As of 2014, ASTRO 25 is used in over 60 countries and more than three dozen U.S. states.

== Mission Critical System ==
ASTRO 25 is a P25 standards-based mission critical network that provides integrated voice and data network communications for emergency response and coordinated communications during and after an incident. The ASTRO 25 network, two-way radios, and advanced applications work together.

The ASTRO 25 network and radios have been used during bushfires in Victoria in 2009, Superstorm Sandy[14], and wildfires in southeastern Texas in 2013.

== System Components ==

The ASTRO 25 core is the hub for the communications network. It comprises P25 portable and mobile radios, dispatch consoles, data applications, and RF conventional or trunked sites. In addition to ASTRO 25, Motorola also builds several other P25 radio models, including the APX family of radios, designed for first responders. With the ASTRO 25 core, organizations can deploy Motorola MCC 7500 and MCC 7500E IP Dispatch Consoles and have secure end-to-end encryption for all the radio traffic between operators and users in the field.

== ISSI: Connecting Multiple P25 Systems ==

In 2008, Motorola announced the first deployment of Inter RF Subsystem Interface (ISSI) gateways between live Project 25 public safety networks. The ISSI standard is a non-proprietary interface that allows two or more P25-compliant trunked systems to be connected—even if they are from different vendors or operating in different frequency bands. It extends the interoperability of radio systems without the need to fund super-large networks or install large, complex gateways.

Motorola installed an ISSI prototype in Arizona, USA. According to former Arizona Governor Janet Napolitano, "The Motorola ISSI gateway trial is an excellent example of driving innovation, which will enable our state with agency interoperability to protect our residents and visitors best."

In 2010, Motorola tested the ISSI equipment with five other emergency communications equipment manufacturers to demonstrate the effectiveness of P25 ISSI interoperability.
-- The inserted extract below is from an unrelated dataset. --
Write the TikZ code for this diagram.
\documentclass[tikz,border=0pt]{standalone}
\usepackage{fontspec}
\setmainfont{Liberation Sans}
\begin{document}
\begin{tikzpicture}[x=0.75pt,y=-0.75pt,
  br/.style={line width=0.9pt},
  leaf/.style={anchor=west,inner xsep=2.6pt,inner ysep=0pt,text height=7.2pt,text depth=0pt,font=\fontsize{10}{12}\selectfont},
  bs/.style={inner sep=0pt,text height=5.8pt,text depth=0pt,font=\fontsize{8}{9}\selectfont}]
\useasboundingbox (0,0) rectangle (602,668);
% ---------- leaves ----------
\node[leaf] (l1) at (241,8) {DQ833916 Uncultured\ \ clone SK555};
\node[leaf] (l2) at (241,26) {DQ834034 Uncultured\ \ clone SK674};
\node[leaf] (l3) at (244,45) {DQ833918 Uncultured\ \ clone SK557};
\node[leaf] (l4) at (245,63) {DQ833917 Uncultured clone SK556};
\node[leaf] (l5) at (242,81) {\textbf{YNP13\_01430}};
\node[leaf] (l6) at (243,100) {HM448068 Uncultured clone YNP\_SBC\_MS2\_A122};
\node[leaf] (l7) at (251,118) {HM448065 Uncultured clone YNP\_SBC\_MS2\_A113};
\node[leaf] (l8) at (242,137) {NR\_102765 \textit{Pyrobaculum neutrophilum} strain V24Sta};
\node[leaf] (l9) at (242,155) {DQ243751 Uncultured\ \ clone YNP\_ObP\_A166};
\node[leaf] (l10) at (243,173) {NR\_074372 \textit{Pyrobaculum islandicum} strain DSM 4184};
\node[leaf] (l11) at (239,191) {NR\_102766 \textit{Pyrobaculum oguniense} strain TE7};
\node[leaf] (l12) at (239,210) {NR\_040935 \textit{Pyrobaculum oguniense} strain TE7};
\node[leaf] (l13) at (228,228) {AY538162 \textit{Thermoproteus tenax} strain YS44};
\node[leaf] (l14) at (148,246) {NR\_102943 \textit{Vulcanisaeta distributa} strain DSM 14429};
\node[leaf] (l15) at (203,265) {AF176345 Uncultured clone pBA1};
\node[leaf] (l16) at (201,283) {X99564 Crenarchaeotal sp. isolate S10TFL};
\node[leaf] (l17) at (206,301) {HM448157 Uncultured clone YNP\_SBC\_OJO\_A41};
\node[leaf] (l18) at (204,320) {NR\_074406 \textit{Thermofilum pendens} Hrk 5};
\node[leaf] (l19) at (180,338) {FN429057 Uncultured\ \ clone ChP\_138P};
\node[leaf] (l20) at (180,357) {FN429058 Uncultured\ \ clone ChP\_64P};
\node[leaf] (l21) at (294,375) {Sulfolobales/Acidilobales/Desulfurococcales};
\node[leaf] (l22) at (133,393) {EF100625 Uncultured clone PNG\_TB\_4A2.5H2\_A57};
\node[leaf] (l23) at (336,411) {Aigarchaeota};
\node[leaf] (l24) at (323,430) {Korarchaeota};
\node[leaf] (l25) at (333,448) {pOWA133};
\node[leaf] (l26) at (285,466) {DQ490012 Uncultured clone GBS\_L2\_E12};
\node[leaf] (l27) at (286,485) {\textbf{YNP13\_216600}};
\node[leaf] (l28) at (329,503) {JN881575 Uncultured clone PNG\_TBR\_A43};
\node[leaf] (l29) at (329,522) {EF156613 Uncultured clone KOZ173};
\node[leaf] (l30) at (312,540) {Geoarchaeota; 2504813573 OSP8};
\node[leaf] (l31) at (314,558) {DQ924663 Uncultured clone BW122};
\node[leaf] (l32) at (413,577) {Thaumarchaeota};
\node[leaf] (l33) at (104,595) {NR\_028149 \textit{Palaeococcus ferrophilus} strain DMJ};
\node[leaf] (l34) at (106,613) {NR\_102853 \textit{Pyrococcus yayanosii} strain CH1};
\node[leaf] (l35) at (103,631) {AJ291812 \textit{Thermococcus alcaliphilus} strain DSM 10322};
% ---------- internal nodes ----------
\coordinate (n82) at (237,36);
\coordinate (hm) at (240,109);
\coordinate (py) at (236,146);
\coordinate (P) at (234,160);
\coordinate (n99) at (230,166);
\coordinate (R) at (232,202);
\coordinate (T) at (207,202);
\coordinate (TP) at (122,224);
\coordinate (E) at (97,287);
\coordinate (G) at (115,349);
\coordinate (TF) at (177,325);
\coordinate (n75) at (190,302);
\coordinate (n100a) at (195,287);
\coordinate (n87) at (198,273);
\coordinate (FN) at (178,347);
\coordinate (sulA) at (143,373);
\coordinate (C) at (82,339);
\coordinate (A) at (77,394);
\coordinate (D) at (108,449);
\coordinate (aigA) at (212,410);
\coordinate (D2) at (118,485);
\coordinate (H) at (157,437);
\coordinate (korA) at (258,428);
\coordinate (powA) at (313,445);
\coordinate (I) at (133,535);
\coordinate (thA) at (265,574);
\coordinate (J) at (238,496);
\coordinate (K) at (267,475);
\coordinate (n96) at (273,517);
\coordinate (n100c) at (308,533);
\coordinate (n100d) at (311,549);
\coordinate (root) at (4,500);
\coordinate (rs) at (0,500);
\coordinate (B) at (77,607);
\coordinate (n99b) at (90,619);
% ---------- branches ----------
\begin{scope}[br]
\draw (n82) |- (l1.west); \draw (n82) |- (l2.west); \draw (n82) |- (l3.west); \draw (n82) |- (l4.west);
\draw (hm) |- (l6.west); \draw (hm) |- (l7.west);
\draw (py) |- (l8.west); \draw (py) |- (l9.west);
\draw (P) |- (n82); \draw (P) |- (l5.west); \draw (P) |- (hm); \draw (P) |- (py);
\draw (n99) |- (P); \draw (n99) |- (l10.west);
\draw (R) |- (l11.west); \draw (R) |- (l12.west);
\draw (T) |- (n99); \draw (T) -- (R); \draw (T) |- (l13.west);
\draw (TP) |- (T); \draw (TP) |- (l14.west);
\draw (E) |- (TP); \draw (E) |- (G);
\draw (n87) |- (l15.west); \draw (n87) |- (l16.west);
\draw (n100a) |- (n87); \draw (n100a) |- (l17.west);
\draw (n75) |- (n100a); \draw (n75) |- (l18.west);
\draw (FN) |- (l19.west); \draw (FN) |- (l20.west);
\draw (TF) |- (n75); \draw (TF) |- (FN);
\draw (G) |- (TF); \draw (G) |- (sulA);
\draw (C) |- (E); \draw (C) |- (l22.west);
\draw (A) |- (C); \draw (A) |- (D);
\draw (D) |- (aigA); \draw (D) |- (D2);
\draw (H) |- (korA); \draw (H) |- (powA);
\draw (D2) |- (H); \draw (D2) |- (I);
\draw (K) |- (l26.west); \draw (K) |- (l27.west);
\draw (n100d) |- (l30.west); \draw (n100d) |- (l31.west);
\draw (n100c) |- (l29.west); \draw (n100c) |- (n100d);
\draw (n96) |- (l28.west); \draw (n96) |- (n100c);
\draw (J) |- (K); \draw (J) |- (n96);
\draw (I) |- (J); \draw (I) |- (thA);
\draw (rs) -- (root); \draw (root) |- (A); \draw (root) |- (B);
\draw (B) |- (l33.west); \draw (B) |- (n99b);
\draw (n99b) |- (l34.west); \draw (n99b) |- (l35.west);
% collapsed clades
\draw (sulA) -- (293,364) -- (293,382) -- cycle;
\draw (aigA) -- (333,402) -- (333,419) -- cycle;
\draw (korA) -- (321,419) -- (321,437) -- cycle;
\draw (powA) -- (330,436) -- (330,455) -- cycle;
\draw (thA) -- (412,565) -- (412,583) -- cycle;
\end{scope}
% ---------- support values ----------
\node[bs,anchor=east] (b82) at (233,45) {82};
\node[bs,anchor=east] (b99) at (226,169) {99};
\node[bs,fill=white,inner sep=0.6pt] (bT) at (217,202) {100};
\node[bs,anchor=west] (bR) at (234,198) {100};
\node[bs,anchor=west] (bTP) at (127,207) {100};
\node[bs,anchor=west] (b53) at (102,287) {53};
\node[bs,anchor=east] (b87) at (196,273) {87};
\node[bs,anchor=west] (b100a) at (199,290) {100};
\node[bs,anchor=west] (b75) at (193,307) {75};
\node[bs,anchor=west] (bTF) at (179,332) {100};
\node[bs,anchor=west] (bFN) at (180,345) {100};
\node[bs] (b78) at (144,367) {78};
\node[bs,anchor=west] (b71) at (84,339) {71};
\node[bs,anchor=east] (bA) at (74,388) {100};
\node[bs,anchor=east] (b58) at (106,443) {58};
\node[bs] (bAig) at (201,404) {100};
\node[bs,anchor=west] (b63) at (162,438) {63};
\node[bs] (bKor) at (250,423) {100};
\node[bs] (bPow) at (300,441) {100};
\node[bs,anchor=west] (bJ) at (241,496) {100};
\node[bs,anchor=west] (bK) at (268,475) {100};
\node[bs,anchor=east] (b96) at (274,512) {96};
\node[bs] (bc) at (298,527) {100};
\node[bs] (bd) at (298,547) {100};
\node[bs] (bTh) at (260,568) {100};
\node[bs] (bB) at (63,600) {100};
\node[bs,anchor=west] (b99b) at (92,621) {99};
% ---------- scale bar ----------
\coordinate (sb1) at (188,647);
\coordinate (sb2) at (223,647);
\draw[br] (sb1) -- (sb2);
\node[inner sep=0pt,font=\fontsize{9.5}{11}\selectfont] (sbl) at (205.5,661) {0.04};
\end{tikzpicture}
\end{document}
The tests conducted on the ASTRO 25 system with the ISSI gateway confirmed that it could connect P25 systems and implement digital connectivity for emergency communications.

== TDMA: Doubling Voice Capacity for Public Safety ==

In 2011, Motorola deployed ASTRO 25 systems with P25 Time Division Multiple Access (TDMA) trunking to double the voice capacity of Frequency Division Multiple Access (FDMA) technology.
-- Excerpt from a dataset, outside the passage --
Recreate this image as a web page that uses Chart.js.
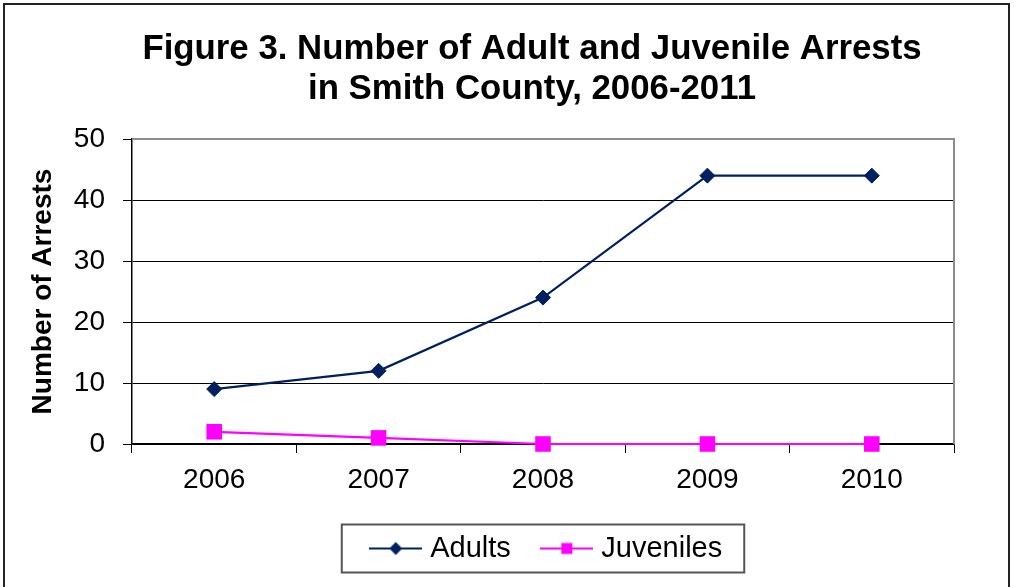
<!DOCTYPE html>
<html>
<head>
<meta charset="utf-8">
<title>Figure 3</title>
<script src="https://cdn.jsdelivr.net/npm/chart.js@4.4.1/dist/chart.umd.min.js"></script>
<style>
  html, body { margin: 0; padding: 0; background: #fff; }
  #wrap { width: 1014px; height: 587px; }
</style>
</head>
<body>
<div id="wrap"><canvas id="arrestChart" width="1014" height="587"></canvas></div>
<script>
const years = ["2006", "2007", "2008", "2009", "2010"];
const adults = [9, 12, 24, 44, 44];
const juveniles = [2, 1, 0, 0, 0];
const yTicks = [0, 10, 20, 30, 40, 50];

const FONT = "'Liberation Sans', Arial, sans-serif";
const NAVY = "#002060";
const MAGENTA = "#ff00ff";

Chart.defaults.color = "#000";
Chart.defaults.font.family = FONT;

// little legend icon: line with the marker in the middle
function legendIcon(shape, color) {
  const c = document.createElement("canvas");
  c.width = 53;
  c.height = 20;
  const g = c.getContext("2d");
  g.strokeStyle = color;
  g.lineWidth = 2;
  g.beginPath();
  g.moveTo(0, 10);
  g.lineTo(53, 10);
  g.stroke();
  g.fillStyle = color;
  g.beginPath();
  if (shape === "diamond") {
    g.moveTo(26.5, 3.5);
    g.lineTo(33, 10);
    g.lineTo(26.5, 16.5);
    g.lineTo(20, 10);
    g.closePath();
  } else {
    g.rect(21, 4.5, 11, 11);
  }
  g.fill();
  return c;
}
const icons = [legendIcon("diamond", NAVY), legendIcon("square", MAGENTA)];

// frame round the whole chart, grey plot border, box round the legend
const framePlugin = {
  id: "frame",
  afterLayout(chart) {
    // excel centred the title a bit left of the plot area, legend a bit right
    if (chart.titleBlock) {
      chart.titleBlock.left -= 22;
      chart.titleBlock.width += 22;
    }
    if (chart.legend) {
      chart.legend.left += 12;
      chart.legend.width -= 12;
    }
  },
  beforeDraw(chart) {
    const ctx = chart.ctx;
    ctx.save();
    ctx.fillStyle = "#fff";
    ctx.fillRect(0, 0, chart.width, chart.height);
    ctx.strokeStyle = "#222";
    ctx.lineWidth = 2;
    ctx.strokeRect(4, 4, 1005, 620);
    ctx.restore();
  },
  beforeDatasetsDraw(chart) {
    const a = chart.chartArea;
    const ctx = chart.ctx;
    ctx.save();
    ctx.strokeStyle = "#8c8c8c";
    ctx.lineWidth = 2;
    ctx.beginPath();
    ctx.moveTo(a.left, a.top);
    ctx.lineTo(a.right, a.top);
    ctx.lineTo(a.right, a.bottom);
    ctx.stroke();
    ctx.restore();
  },
  afterDraw(chart) {
    const lg = chart.legend;
    const hb = lg.legendHitBoxes;
    if (!hb || !hb.length) return;
    const first = hb[0], last = hb[hb.length - 1];
    const cy = first.top + first.height / 2;
    const left = first.left - 34;
    const right = last.left + last.width + 22;
    const ctx = chart.ctx;
    ctx.save();
    ctx.strokeStyle = "#555";
    ctx.lineWidth = 2;
    ctx.strokeRect(left, cy - 24, right - left, 48);
    ctx.restore();
  }
};

new Chart(document.getElementById("arrestChart"), {
  type: "line",
  data: {
    labels: years,
    datasets: [{
      label: "Adults",
      data: adults,
      borderColor: NAVY,
      backgroundColor: NAVY,
      borderWidth: 2.2,
      pointStyle: "rectRot",
      pointRadius: 7.5,
      pointBorderWidth: 1,
      tension: 0,
      fill: false,
      clip: false
    }, {
      label: "Juveniles",
      data: juveniles,
      borderColor: MAGENTA,
      backgroundColor: MAGENTA,
      borderWidth: 2.2,
      pointStyle: "rect",
      pointRadius: 11,
      pointBorderWidth: 0,
      tension: 0,
      fill: false,
      clip: false
    }]
  },
  options: {
    responsive: false,
    animation: false,
    layout: { padding: { left: 20, right: 60, top: 0, bottom: 14 } },
    scales: {
      x: {
        offset: true,
        grid: {
          offset: true,
          drawOnChartArea: false,
          color: "#000",
          tickLength: 9,
          tickColor: "#000"
        },
        border: { color: "#000", width: 1.5 },
        ticks: { font: { size: 28 }, padding: 10, color: "#000" },
        afterFit(s) { s.height = 54; }
      },
      y: {
        min: 0,
        max: 50,
        afterBuildTicks(s) { s.ticks = yTicks.map(v => ({ value: v })); },
        grid: {
          color: (c) => c.tick && c.tick.value === 50 ? "#8c8c8c" : "#000",
          lineWidth: 1,
          tickLength: 9,
          tickColor: "#000"
        },
        border: { color: "#000", width: 1.5 },
        ticks: { font: { size: 28 }, padding: 18, color: "#000" },
        title: {
          display: true,
          text: "Number of Arrests",
          font: { size: 28, weight: "bold" },
          padding: { top: 6, bottom: 0 },
          color: "#000"
        },
        afterFit(s) { s.width = 112; }
      }
    },
    plugins: {
      title: {
        display: true,
        fullSize: false,
        text: ["Figure 3. Number of Adult and Juvenile Arrests", "in Smith County, 2006-2011"],
        font: { size: 34.8, weight: "bold", lineHeight: 1.15 },
        color: "#000",
        padding: { top: 29, bottom: 30 }
      },
      legend: {
        position: "bottom",
        fullSize: false,
        labels: {
          font: { size: 29 },
          color: "#000",
          usePointStyle: true,
          pointStyleWidth: 40,
          padding: 36,
          generateLabels(chart) {
            const items = Chart.defaults.plugins.legend.labels.generateLabels(chart);
            items.forEach((it, i) => { it.pointStyle = icons[i]; });
            return items;
          }
        }
      },
      tooltip: { enabled: false }
    }
  },
  plugins: [framePlugin]
});
</script>
</body>
</html>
The P25 Phase 2 products were the first in the industry. By October 2013, over 30 customers had contracted for Motorola's P25 TDMA technology. By January 2014, 74 customers had been shipped to 106 zones licensed for TDMA.
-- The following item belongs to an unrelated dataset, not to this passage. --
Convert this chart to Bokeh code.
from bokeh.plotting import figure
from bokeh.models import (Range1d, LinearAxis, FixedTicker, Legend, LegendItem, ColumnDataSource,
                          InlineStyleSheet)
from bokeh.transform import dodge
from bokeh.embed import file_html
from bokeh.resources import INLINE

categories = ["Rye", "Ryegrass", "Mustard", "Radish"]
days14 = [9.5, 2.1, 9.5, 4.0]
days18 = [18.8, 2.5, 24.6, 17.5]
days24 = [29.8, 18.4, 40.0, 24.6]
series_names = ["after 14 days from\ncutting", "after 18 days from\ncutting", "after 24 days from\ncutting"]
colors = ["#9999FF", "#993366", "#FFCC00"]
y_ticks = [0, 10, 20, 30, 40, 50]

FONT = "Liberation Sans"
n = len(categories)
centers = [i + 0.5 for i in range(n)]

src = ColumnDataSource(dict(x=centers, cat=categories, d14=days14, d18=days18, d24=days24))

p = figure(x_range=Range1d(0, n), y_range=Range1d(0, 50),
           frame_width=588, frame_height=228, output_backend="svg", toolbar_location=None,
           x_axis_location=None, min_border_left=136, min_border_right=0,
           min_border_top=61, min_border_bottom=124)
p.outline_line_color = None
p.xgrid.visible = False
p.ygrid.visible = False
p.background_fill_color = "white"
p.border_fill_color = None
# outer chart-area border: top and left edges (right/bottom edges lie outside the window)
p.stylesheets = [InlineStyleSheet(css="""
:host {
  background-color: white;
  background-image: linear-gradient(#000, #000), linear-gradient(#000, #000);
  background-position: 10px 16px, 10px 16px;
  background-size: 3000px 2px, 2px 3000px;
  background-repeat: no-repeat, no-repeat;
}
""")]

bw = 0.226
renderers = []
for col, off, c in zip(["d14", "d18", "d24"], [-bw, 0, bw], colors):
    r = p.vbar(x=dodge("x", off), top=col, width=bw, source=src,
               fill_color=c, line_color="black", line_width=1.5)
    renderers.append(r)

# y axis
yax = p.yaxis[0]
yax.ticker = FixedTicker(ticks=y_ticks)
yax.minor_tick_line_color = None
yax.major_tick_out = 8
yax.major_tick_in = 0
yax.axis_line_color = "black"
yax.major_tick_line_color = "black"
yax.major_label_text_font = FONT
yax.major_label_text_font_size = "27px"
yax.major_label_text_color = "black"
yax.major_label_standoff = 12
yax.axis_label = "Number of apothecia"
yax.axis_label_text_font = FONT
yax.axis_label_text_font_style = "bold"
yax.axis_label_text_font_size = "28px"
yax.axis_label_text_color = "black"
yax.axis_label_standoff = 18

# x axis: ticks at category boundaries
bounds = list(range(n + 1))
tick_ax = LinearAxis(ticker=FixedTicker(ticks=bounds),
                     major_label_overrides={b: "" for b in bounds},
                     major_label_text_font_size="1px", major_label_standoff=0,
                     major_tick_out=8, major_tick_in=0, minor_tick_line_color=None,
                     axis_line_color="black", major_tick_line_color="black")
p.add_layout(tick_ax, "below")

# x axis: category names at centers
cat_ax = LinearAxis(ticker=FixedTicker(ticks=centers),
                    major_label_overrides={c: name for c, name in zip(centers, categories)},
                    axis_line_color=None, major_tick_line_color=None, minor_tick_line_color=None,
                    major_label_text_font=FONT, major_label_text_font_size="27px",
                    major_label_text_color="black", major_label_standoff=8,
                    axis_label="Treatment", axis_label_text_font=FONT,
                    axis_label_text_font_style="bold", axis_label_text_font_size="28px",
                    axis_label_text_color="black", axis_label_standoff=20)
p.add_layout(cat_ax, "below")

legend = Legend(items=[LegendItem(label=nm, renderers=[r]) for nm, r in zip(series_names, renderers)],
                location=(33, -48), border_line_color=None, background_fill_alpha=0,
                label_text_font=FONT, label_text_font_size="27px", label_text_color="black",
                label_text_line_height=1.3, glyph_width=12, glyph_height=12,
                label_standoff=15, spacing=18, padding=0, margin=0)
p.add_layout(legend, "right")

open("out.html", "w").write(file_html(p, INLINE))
With the City of Apopka, Florida, Motorola Solutions implemented the first deployment and acceptance of a dual mode ASTRO 25 system with P25 TDMA trunking for Apopka police, fire and emergency management personnel, and public works agencies. The system gives Apopka coverage and interoperability with surrounding agencies using 700 and 800 MHz frequencies without the need for adding frequency bands, antenna sites, or stations.

== Maintaining Information Assurance ==

ASTRO 25 solutions are designed for information assurance by preventing, detecting, and responding to external and internal risks. On January 19, 1996, Motorola was the first U.S. company to be granted FIPS 140-1 validation for its ASTRO subscriber encryption module, having been granted certificate number 2.

ASTRO 25 was the first to support federal grade security with FIPS 140-1 and CJIS compliant integrated data and comply with the U.S. Department of Defense (DOD) requirements for Criminal Justice Information System (CJIS); Department of Defense Information Assurance Certification and Accreditation (DiaCAP); Defense Information Systems Agency (DISA); Department of Defense Information Technology Security Certification and Accreditation Process (DitSCAP); Federal Information Processing Standards (FIPS); Federal Information Security Mandate Act (FiSMa); National Institute of Standards and Technology (NiSt) and NiSt-FIPS800 to identify security risks and vulnerabilities required by most Federal Agencies for themselves and their subcontractors.